According to the 12th-century historian, William of Malmesbury, "Deruvian" was sent to Wales as a companion of the missionary "Phagan" in the mid-2nd century by Pope Eleutherius. Shortly after, Geoffrey of Monmouth's pseudohistorical History of the Kings of Britain also described "Duvian" as the companion of "Fagan", providing many additional but suspect details.

==Life==
Baring-Gould, Rees and Mullins are widely dismissive of the legends surrounding Lucius but offer that Deruvian and his companion may have been genuine local saints whose names were preserved in the area around Llandaff and then—as else nothing remained known of them—were mixed up with the separate stories surrounding Lucius Bartrum, however, notes the lack of earlier sources and posits that one must suppose such dedications followed the popularization of Geoffrey's story.

==Legacy==
Following the Iolo Manuscripts, St Deruvian is now often conflated with the supposed St Dyfan presumably martyred at Merthyr Dyfan, although Baring-Gould notes that his name in the earliest known sources could never have been understood or developed as Dyfan at any time. The church at Merthyr Dyfan seems to have been dedicated to St Teilo since its foundation, but is now dedicated jointly to SS Dyfan and Teilo. As late as 2010, the local parish continued to claim to be the oldest Christian settlement in Wales on the basis of the legends about King Lucius.

There is a church at Llandyfan ("St Dyfan's") outside Ammanford in Wales, although there is no large community there.

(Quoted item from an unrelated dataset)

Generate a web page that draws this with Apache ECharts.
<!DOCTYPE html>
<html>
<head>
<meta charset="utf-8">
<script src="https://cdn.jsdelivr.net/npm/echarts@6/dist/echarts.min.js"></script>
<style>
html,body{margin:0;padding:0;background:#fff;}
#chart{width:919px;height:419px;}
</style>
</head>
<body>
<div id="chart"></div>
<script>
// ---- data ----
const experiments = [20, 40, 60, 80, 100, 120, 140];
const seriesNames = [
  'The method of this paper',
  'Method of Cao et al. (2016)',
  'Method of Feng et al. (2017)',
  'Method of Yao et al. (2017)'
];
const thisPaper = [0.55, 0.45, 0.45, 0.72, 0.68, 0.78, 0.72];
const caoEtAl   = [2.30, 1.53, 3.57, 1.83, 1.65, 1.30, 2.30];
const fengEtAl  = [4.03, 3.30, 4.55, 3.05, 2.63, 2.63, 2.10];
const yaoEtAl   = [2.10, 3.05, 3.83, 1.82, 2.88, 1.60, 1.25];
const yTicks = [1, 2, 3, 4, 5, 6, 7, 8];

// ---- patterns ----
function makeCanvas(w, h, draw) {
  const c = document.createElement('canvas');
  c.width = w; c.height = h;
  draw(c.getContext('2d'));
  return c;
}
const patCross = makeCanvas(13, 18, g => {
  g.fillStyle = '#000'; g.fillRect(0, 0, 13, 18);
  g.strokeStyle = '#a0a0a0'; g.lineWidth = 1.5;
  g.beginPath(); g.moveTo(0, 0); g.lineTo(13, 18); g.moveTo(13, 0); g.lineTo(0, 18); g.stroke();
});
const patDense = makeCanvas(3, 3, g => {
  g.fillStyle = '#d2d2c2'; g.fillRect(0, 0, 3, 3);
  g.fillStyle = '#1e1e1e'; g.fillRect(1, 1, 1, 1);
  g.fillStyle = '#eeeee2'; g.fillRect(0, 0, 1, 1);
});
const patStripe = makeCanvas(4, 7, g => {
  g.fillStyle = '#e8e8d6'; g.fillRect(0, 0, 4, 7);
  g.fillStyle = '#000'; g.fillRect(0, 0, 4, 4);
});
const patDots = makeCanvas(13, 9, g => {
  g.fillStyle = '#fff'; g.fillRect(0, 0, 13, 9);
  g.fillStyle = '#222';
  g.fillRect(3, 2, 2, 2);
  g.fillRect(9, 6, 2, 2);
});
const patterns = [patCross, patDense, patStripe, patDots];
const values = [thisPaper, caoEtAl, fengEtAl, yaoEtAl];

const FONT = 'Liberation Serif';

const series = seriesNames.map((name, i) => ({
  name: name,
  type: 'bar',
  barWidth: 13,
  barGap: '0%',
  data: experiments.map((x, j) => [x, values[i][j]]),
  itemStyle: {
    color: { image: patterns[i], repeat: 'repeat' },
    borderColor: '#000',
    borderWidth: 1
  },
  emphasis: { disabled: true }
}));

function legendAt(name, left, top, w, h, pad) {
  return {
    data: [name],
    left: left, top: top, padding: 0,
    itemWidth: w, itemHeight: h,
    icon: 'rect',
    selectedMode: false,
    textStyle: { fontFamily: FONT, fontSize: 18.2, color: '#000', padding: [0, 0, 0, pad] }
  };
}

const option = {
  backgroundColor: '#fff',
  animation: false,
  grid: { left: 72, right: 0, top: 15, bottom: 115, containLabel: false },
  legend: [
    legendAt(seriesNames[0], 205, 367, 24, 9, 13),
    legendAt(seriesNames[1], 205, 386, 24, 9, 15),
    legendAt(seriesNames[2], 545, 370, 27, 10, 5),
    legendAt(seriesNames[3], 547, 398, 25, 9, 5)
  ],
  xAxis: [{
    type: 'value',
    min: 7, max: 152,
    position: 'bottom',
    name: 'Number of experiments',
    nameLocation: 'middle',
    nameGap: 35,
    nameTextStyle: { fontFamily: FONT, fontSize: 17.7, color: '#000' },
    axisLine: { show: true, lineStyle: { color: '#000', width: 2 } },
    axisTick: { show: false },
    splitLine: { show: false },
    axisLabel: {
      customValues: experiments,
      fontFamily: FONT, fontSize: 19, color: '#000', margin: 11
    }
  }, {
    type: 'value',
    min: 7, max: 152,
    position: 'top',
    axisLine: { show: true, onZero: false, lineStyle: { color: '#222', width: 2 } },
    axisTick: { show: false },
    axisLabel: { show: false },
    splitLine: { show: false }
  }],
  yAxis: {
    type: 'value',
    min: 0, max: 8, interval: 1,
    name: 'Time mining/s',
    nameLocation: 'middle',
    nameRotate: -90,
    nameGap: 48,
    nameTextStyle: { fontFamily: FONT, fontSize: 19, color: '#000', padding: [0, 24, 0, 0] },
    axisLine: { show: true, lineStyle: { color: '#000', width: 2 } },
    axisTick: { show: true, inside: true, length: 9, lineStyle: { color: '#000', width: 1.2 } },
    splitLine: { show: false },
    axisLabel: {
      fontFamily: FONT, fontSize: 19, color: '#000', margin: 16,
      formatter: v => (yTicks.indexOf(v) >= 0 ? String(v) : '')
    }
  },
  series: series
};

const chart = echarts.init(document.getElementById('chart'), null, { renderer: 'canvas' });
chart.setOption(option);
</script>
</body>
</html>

It was notable for its importance in the early Welsh Nonconformist movement. Roberts notes the similarity with Dyfnan, son of the invading Irishman Brychan of Brycheiniog, and finds it unlikely to have been associated with a Dyfan, "because the place was always called Llandyfân with the accent on the last syllable", appearing in earlier records as Llanduvaen. (Note: History of the Parish of Llandybie, cited and translated by Norman.) There was a holy well nearby esteemed for treatment of paralysis and related illnesses, known as Ffynnon Gwyddfaen or Gwyddfân. (Note: Catholic Llandeilo, cited by Norman.) The church may have been a late erection by its owners, "the Dynevor family", as a chapel of ease for the pilgrims there.

John Stow's Annals of England also lists a (since discontinued) parish church dedicated to "Saint Deruuian" among those in the deanery of Dunster in Somersetshire.

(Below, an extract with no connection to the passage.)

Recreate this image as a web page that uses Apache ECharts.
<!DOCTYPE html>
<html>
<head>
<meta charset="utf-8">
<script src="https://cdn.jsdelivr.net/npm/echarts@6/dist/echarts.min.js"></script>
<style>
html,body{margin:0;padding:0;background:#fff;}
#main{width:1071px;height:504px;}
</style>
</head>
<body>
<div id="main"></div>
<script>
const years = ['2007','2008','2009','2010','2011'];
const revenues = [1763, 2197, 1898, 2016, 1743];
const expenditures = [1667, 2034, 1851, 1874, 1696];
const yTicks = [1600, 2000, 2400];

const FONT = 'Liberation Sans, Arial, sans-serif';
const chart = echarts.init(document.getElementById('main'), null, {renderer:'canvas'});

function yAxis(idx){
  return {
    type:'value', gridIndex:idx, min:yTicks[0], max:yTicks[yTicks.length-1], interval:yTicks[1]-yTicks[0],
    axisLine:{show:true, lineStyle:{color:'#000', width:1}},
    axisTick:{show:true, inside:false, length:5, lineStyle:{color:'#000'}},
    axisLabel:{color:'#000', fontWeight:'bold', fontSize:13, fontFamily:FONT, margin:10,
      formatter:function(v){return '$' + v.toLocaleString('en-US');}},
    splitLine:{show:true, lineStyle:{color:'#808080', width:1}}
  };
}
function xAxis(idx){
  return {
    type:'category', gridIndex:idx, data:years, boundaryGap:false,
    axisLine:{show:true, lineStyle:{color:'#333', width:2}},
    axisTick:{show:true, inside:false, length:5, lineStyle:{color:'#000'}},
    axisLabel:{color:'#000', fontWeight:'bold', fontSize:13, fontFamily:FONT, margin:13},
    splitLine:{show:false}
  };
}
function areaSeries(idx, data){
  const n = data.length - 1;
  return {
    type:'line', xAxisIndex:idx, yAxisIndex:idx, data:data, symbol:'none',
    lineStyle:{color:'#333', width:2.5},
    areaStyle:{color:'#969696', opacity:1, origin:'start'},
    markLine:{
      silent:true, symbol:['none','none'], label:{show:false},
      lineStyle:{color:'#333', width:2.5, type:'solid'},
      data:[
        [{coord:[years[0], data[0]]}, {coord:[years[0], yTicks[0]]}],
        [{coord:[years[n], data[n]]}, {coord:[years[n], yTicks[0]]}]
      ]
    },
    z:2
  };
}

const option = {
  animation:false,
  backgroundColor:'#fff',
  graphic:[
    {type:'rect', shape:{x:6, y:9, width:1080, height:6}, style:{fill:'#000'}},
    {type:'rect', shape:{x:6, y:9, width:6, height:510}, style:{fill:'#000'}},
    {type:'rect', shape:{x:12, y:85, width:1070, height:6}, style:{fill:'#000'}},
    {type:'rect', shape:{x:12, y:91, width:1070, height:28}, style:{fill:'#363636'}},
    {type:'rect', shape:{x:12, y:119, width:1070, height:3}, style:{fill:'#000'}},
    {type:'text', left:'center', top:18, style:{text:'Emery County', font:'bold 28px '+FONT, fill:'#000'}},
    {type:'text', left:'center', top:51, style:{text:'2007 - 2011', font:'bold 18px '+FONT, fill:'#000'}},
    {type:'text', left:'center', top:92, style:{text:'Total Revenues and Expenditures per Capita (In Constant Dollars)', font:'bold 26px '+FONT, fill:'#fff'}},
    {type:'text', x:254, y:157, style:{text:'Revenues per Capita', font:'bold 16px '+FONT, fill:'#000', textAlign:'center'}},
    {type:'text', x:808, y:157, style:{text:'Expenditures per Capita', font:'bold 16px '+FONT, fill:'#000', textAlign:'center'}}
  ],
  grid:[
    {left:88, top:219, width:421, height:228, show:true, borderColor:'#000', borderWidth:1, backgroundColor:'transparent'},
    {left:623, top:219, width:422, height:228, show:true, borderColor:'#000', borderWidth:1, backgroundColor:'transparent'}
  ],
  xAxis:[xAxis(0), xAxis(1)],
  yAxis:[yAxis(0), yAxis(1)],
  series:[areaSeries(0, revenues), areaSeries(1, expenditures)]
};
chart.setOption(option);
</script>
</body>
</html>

Prior to the Dissolution of the Monasteries, his relics were claimed by Glastonbury Abbey.

The festival of St Deruvian does not appear in any surviving medieval Welsh calendar of the saints, but Cressy later listed it on 8 April. (Note: Willis gives Deruvian's festival as 13 July, but Baring-Gould notes this as a confusion with St Doewan.) He and St Fagan took on renewed importance during the English Reformation: at his martyrdom in 1604, the Blessed John Sugar asked his Protestant accusers who had evangelized the country; receiving no answer, he listed Eleutherius, "Damianus", and "Fugatius" as evidence for the early date of British Catholicism. Protestants, meanwhile, used the story as evidence of the separate national church. Challoner claims Deruvian was celebrated together with St Fagan at medieval Glastonbury on 3 January. Other sources note his celebration with St Fagan on 24 May or (again with Fagan) on the festival of Pope St Eleutherius on 26 May. This last date—the traditional day of the baptism of King Lucius—is sometimes given as an observance of the Eastern Orthodox diocese of Thyateira and Great Britain. In fact St Deruvian's Day (under any of his aliases) is currently unobserved by any of the major denominations of Wales.